The Saints also threw in wide receiver Michael Lewis' 81-yard punt

return for a touchdown in the middle of the second quarter when Lewis bolted through an alley on the Saints sideline opened by running back Fred McAfee's detonation block of Bengals rookie safety Marquand Manuel.

Lewis, a second-year player, tortured the Bengals all night. Working against the Bengals' second defense early in the third quarter, Lewis caught a ball in front of cornerback Rodney Heath on the right sideline and when Heath missed the tackle, Lewis went off on a 38-yard touchdown pass from backup quarterback Jake Delhomme.

The kickers saved the Bengals from a miserable special teams night all the way around. Keaton fumbled away a kickoff to set up a touchdown, but they did get an 18-yard field goal from Neil Rackers and a 36-yarder from rookie Travis Dorsch off the two red-zone drives to cut the Saints lead to 7-6 in the first two minutes of the second quarter.

Frerotte checked into the game minutes later and right away felt some pressure from rookie left tackle Levi Jones' side of the line. Jones looked to have a tough time when he went in for Richmond Webb and LeBeau went back to Webb early in the third quarter.

Frerotte stepped up in the pocket to hit Chad Johnson for two passes of 29 yards, but Warrick dropped a third-down pass over the middle and Rackers rescued them with a 44-yard field goal that cut it to 14-9 with 4:17 left in the half.

The Bengals did take their long ball out of mothballs in the first half. They went to their no-huddle offense in order to help find their long game that had yet to surface in the preseason.

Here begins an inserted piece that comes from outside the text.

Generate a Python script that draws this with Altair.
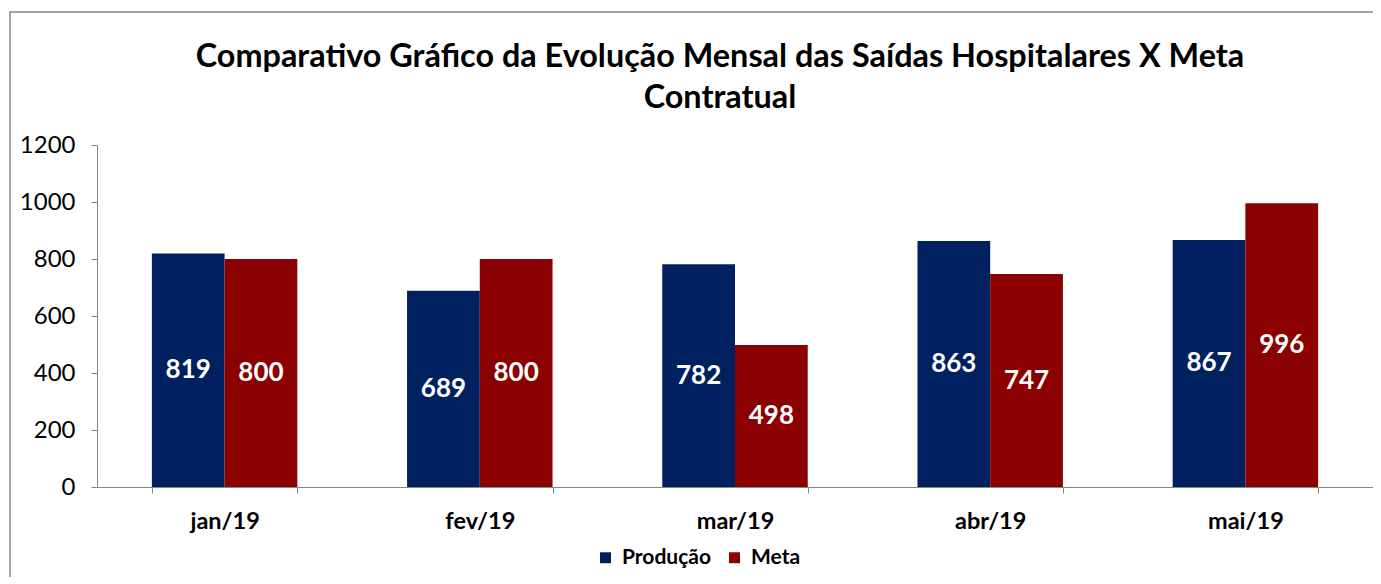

Lacking a pass of 20 yards or longer to one of their wide receivers, T.J. Houshmandzadeh adjusted to a Kitna heave on the Bengals sideline for a 29-yard pickup. A few plays later, Warrick turned his back completely to the secondary to haul in a 28-yarder, but Dillon couldn't punch it on two tries over the left side.

The Bengals' running game, ranked No. 1 in the NFL during the preseason, worked against a formidable Saints' defense that had allowed just one run of more than eight yards coming into Saturday.

Dillon did rip off 11 on his first carry of the season, a sweep to the left.

"It felt like another day at the office," Dillon said. "Nothing different. Nothing I didn't expect."

The Bengals pounded it inside the 10 again on the next drive, the big play being Houshmandzadeh's leaping 16-yard catch as Saints defensive end Charles Grant roughed Kitna. Bennett checked in with his obligatory big play, a 17-yard run off a wide pitch from Kitna. But when Warrick got separation on the corner as he headed to the flag, Kitna overthrew him in the end zone. Kitna showed the presence of mind to get rid of the ball on a blitz even though he was called for intentional grounding and Dorsch hit the 36-yard field goal to bring the Bengals within 7-6.

Brooks did a nice job running away from the Bengals' first-team defense that clearly showed it missed all their starting linebackers with injuries. Brooks finished his night 12 of 24 for 154 yards, and he did get sacked once by tackle Bernard Whittington.

Akili Smith, the Bengals' athletic answer to Brooks, bobbed and weaved his way through the Saints for 64 yards on seven carries. He hit 14 of 28 passes for 137 yards, and hit wideout Chad Johnson from 11 yards out for his second touchdown pass of the preseason. He also hooked up with Ron Dugans enough in the final quarter that Dugans finished with 100 yards on seven catches.